As the current coordinator of the digital writing collaborative at Miami University, I often find myself conducting professional development workshops and "informal teas" (pedagogy discussion groups) with composition instructors who teach in our wireless laptop classrooms. Although our university offers blackboard, many teachers and students have been dissatisfied with blackboard's lack of usability and customizability and have been interested in engaging students in blogging. (Have you seen blackboard's new blog feature?...well, it's pathetic). So, my goal was to offer teachers a free alternative to blackboard for making course sites as well as for enabling student blogging. For me, wordpress.com offered the perfect solution. (I know wordpress.com is a for-profit business, but it obviously has strong ties to the open source community). After an interactive 50-minute workshop, over 10 teachers were able to set up wordpress course sites (with multiple pages and subpages), and they were also able to teach students to set up their own blogs and/or to post to the whole class blog. Although the wordpress sites were public on the internet, I showed the teachers how to hide their blogs from search engines so they could choose (and their students could choose) to be only semi-public if they wished.

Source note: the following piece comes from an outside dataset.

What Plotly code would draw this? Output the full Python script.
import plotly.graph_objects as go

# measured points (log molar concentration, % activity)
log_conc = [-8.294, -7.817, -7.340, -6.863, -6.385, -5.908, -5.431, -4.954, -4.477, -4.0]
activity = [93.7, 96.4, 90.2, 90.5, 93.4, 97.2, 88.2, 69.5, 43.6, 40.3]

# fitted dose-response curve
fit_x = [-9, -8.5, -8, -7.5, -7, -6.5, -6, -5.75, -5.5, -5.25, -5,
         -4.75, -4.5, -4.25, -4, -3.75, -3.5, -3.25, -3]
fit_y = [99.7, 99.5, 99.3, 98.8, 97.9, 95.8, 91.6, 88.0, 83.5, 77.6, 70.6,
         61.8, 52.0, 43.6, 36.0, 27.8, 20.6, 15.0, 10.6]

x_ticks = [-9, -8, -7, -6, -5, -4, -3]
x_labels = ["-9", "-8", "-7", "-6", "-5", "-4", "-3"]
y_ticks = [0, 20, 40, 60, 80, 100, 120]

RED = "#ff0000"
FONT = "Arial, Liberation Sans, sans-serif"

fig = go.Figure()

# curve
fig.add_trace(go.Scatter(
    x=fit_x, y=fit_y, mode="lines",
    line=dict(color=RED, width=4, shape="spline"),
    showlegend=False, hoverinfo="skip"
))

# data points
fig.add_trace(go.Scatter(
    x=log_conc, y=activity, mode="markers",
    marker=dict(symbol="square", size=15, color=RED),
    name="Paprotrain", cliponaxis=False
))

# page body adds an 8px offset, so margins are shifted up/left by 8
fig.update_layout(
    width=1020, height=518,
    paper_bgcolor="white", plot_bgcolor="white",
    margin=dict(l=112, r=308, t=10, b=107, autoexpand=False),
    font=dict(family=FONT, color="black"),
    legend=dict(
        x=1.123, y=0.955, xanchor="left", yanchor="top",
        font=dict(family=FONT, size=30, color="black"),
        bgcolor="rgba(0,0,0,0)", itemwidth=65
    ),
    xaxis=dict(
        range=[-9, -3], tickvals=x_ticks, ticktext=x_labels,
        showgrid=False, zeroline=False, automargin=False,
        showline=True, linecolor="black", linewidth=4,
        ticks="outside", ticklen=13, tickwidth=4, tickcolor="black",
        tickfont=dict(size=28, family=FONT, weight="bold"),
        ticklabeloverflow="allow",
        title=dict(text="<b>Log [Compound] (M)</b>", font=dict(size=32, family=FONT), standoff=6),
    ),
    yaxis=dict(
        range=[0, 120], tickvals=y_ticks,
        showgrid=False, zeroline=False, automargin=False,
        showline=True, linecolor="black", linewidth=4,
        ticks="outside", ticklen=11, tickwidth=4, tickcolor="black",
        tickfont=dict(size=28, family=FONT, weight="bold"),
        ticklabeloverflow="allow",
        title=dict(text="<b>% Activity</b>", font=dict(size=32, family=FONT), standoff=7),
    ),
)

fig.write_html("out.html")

Thus far, the response from students and teachers has been overwhelmingly positive. Students have commented to many of us that they like our wordpress.com course sites (and their own wordpress blogs) so much better than blackboard, finding that wordpress is much easier to use and also much more like "real internet" sites than blackboard. At our last "tea" about blogging, teachers reported to me that they really preferred using wordpress to using blackboard (and we had a great conversation about pedagogical strategies for incorporating blogs into comp courses). Anyway, this semester, we had at least 10 instructors using wordpress, and I suspect we will have many more next semester (as instructors are increasingly promoting the software to their colleagues).

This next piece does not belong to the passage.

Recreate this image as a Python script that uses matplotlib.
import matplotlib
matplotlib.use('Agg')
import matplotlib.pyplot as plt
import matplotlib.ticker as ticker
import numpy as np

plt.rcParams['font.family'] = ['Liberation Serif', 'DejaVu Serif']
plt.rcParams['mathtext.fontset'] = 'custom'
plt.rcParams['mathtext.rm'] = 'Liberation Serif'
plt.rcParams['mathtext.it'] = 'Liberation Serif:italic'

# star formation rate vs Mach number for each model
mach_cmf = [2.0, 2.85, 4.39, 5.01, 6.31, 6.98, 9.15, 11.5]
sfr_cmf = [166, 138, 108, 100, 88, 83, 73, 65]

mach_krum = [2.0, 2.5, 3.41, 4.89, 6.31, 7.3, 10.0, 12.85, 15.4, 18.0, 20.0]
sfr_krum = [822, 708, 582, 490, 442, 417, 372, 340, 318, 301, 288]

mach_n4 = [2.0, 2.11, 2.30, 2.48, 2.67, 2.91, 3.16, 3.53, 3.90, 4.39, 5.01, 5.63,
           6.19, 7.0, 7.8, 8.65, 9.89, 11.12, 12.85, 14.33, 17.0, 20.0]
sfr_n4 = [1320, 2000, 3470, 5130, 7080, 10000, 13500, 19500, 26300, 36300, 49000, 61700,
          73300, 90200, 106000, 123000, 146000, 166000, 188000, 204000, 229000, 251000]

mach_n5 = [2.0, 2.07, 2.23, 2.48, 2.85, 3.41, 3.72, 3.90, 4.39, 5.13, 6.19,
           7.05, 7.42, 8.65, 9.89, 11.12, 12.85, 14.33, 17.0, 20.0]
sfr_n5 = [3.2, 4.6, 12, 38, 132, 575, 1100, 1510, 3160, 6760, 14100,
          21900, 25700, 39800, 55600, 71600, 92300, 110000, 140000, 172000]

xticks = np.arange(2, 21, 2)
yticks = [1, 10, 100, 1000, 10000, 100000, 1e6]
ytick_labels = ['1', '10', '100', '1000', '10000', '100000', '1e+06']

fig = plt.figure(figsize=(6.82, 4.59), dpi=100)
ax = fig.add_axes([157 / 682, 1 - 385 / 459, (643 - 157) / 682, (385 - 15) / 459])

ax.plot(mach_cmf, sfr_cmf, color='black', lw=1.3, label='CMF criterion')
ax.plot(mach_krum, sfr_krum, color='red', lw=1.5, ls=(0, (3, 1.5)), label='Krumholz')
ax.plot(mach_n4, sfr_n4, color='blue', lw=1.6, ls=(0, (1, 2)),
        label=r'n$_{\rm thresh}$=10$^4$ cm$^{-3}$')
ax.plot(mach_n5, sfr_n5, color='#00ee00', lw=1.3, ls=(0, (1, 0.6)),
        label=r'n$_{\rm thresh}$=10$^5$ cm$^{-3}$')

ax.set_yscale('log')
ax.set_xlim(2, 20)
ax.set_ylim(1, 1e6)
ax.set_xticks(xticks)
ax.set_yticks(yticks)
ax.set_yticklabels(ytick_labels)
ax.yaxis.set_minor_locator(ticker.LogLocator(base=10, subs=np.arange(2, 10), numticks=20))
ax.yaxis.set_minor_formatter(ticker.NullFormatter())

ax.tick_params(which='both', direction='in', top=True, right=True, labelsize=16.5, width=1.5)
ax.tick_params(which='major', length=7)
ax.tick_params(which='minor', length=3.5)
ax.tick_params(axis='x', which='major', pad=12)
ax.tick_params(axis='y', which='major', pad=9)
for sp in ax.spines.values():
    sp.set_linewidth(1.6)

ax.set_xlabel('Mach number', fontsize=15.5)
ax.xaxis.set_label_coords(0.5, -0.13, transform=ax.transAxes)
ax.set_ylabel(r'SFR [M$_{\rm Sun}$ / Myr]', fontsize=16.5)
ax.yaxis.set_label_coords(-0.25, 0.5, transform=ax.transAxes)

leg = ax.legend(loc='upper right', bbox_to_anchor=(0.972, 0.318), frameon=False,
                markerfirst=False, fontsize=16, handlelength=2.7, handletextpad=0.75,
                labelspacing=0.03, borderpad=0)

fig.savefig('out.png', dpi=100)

I recognize that a more full-featured CMS such as drupal would provide us with more options than wordpress (and indeed i have built drupal sites for my courses in the past), but for me wordpress.com won out because it was so incredibly easy for teachers to make the switch with only minimal instruction / support. I should note that the IT folks at Miami are very supportive of drupal, but getting a series of drupal sites built and supported still would have taken a good bit of labor.
So, I guess the lore here is that the key to convincing instructors to switch from a proprietary CMS is to show them the alternative is easy to learn (ideally an hour or less) and offers options that the proprietary system does not (such as the ability to blog, embed youtube videos, customize the interace through WYSIWYG means). For me, wordpress.com was the easiest blackboard alternative to sell to teachers, but I suspect that ya'll might have different experiences based on your contexts and backgrounds.

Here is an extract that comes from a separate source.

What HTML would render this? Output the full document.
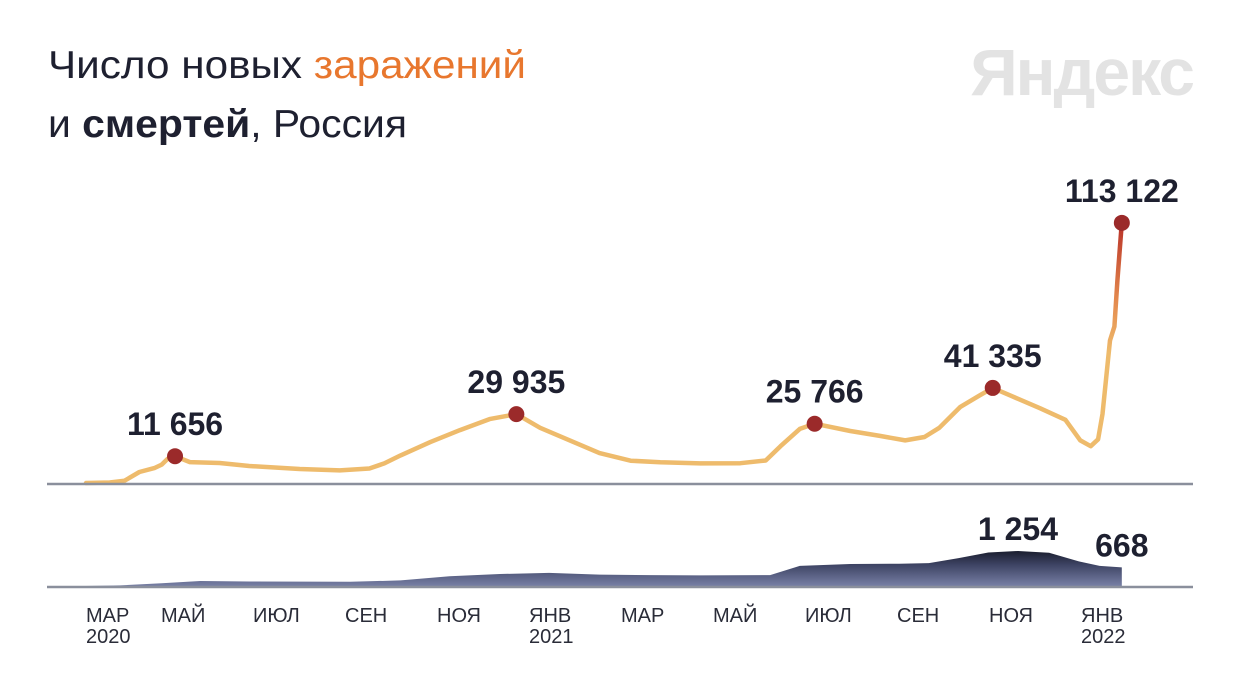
<!DOCTYPE html>
<html><head><meta charset="utf-8"><style>
html,body{margin:0;padding:0;background:#fff;}
body{width:1242px;height:675px;overflow:hidden;font-family:"Liberation Sans","DejaVu Sans",sans-serif;}
</style></head><body>
<svg id="chart" width="1242" height="675" xmlns="http://www.w3.org/2000/svg" style="font-family:'Liberation Sans','DejaVu Sans',sans-serif">
<defs>
<linearGradient id="lineGrad" gradientUnits="userSpaceOnUse" x1="0" y1="483" x2="0" y2="223">
<stop offset="0" stop-color="#eebb6c"/><stop offset="0.5" stop-color="#eebb6c"/><stop offset="0.7" stop-color="#e48a4e"/><stop offset="1" stop-color="#b93228"/>
</linearGradient>
<linearGradient id="areaGrad" gradientUnits="userSpaceOnUse" x1="0" y1="550" x2="0" y2="587">
<stop offset="0" stop-color="#181b2b"/><stop offset="0.4" stop-color="#3e4464"/><stop offset="1" stop-color="#7a82a8"/>
</linearGradient>
</defs>
<text x="48" y="78" font-size="39" fill="#1e2030" textLength="478" lengthAdjust="spacingAndGlyphs">Число новых <tspan fill="#e8772e">заражений</tspan></text>
<text x="48" y="137" font-size="39" fill="#1e2030" textLength="359" lengthAdjust="spacingAndGlyphs">и <tspan font-weight="bold">смертей</tspan>, Россия</text>
<text x="1193" y="95" text-anchor="end" font-size="66" font-weight="bold" fill="#e3e3e3" letter-spacing="-2">Яндекс</text>
<g id="deaths"></g>
<g id="cases"></g>
<line x1="47" y1="484" x2="1193" y2="484" stroke="#8a8f9c" stroke-width="2.5"/>
<line x1="47" y1="587" x2="1193" y2="587" stroke="#8a8f9c" stroke-width="2.5"/>
<g id="xaxis"></g>
<g id="labels"></g>
</svg>
<script>
const caseDays=[0,16,26,36,46,51,55,60,70,90,110,144,171,191,201,212,232,252,272,290,306,326,346,367,387,414,441,458,468,481,491,515,535,552,565,575,589,602,611,623,643,660,670,677,682,685,690,693,695,698];
const caseVals=[0,200,1000,4800,6500,8000,10500,11656,9100,8700,7400,6100,5500,6300,8500,12000,17800,23000,27800,29935,24000,18500,13000,9700,9000,8500,8600,9800,16000,23500,25766,22600,20500,18500,20000,24000,33000,38000,41335,38000,32500,27500,18500,16000,19000,30000,62000,68000,88000,113122];
const peakIdx=[7,19,30,38,49];
const peakLabels=["11 656","29 935","25 766","41 335","113 122"];
const deathDays=[0,23,51,77,110,178,212,245,279,312,346,380,414,461,481,515,548,568,588,608,628,649,669,683,698];
const deathVals=[0,20,100,180,160,150,200,350,430,470,410,390,380,390,720,790,800,820,1000,1200,1254,1190,880,720,668];
const deathLabelIdx=[20,24];
const deathLabels=["1 254","668"];
const monthNames=["МАР","МАЙ","ИЮЛ","СЕН","НОЯ","ЯНВ","МАР","МАЙ","ИЮЛ","СЕН","НОЯ","ЯНВ"];
const monthYears=["2020","","","","","2021","","","","","","2022"];

const NS="http://www.w3.org/2000/svg";
const x=d=>86+d*1.484;
const yC=v=>483-v*0.0023;
const yD=v=>586-v*0.0279;
const xLab=i=>i===0?86:161+(i-1)*92;
function mk(t,a,p){const e=document.createElementNS(NS,t);for(const k in a)e.setAttribute(k,a[k]);p.appendChild(e);return e;}

const dg=document.getElementById('deaths');
let dp="M"+x(deathDays[0])+","+586;
deathDays.forEach((d,i)=>{dp+=" L"+x(d).toFixed(1)+","+yD(deathVals[i]).toFixed(1);});
dp+=" L"+x(deathDays[deathDays.length-1])+",586 Z";
const area=mk('path',{d:dp,fill:"url(#areaGrad)"},dg);



const cg=document.getElementById('cases');
let cp="";
caseDays.forEach((d,i)=>{cp+=(i?" L":"M")+x(d).toFixed(1)+","+yC(caseVals[i]).toFixed(1);});
const line=mk('path',{d:cp,fill:"none",stroke:"url(#lineGrad)","stroke-width":4.5,"stroke-linejoin":"round","stroke-linecap":"round"},cg);



const lg=document.getElementById('labels');
peakIdx.forEach((k,j)=>{
  const cx=x(caseDays[k]),cy=yC(caseVals[k]);
  const c=mk('circle',{cx:cx,cy:cy,r:8,fill:"#9b2a2a"},cg);
  
  
  const t=mk('text',{x:cx,y:cy-21,"text-anchor":"middle","font-size":32,"font-weight":"bold",fill:"#1e2030"},lg);
  t.textContent=peakLabels[j];
  
  
});
deathLabelIdx.forEach((k,j)=>{
  const t=mk('text',{x:x(deathDays[k]),y:yD(deathVals[k])-11,"text-anchor":"middle","font-size":32,"font-weight":"bold",fill:"#1e2030"},lg);
  t.textContent=deathLabels[j];
  
  
});

const xg=document.getElementById('xaxis');
monthNames.forEach((m,i)=>{
  const t=mk('text',{x:xLab(i),y:622,"font-size":20,fill:"#2a2c38"},xg);
  t.textContent=m;
  
  
  if(monthYears[i]){
    const y=mk('text',{x:xLab(i),y:643,"font-size":20,fill:"#2a2c38"},xg);
    y.textContent=monthYears[i];
    
    
  }
});
</script>
</body></html>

So, I wonder, do you all count "wordpress.com" as open source? In other words, is it really all that radical for me to shift my "business" from blackboard to wordpress.com? I like to think it is a positive political step, but perhaps I'm wrong.
And, do you think it might be possible for OSAAC to intervene to help make wordpress.com a better product for educational uses (and do you think that this would fit with the mission of OSAAC)?


My comments aren't really
My comments aren't really addressing your questions, but your post brings up some interesting points.
I agree that ease of use is important. At Georgia Tech we're implementing a Sakai-based CMS. While the advantages of Sakai is it's ability to be customized to a local environment the big hurdle is its interface and ease of use. Many teachers in my department are still struggling with Sakai after two semesters. Some have stopped using it all together and gone back to pen and paper so to speak.
Another issue is the ability of teachers to customize the site to their specific teaching requirements. Sakai offers the promise of customization, but in my experience the amount of customization that is possible is limited by larger campus needs and expectations.
I haven't seen how Blackboard implements its blogging feature, but one thing that stood out from your post here is how CMS systems like Drupal or even Wordpress (which isn't really a CMS) offer students to create blogs/portfolios that persists throughout the student's academic life (and would be editable after the end of each course) and the student could take with them into her professional life. That is, these blogs and other online activities could become a vital part of a digital portfolio.
My experience with Blackboard/WebCT is that content and student activity tends to disappear relatively quickly.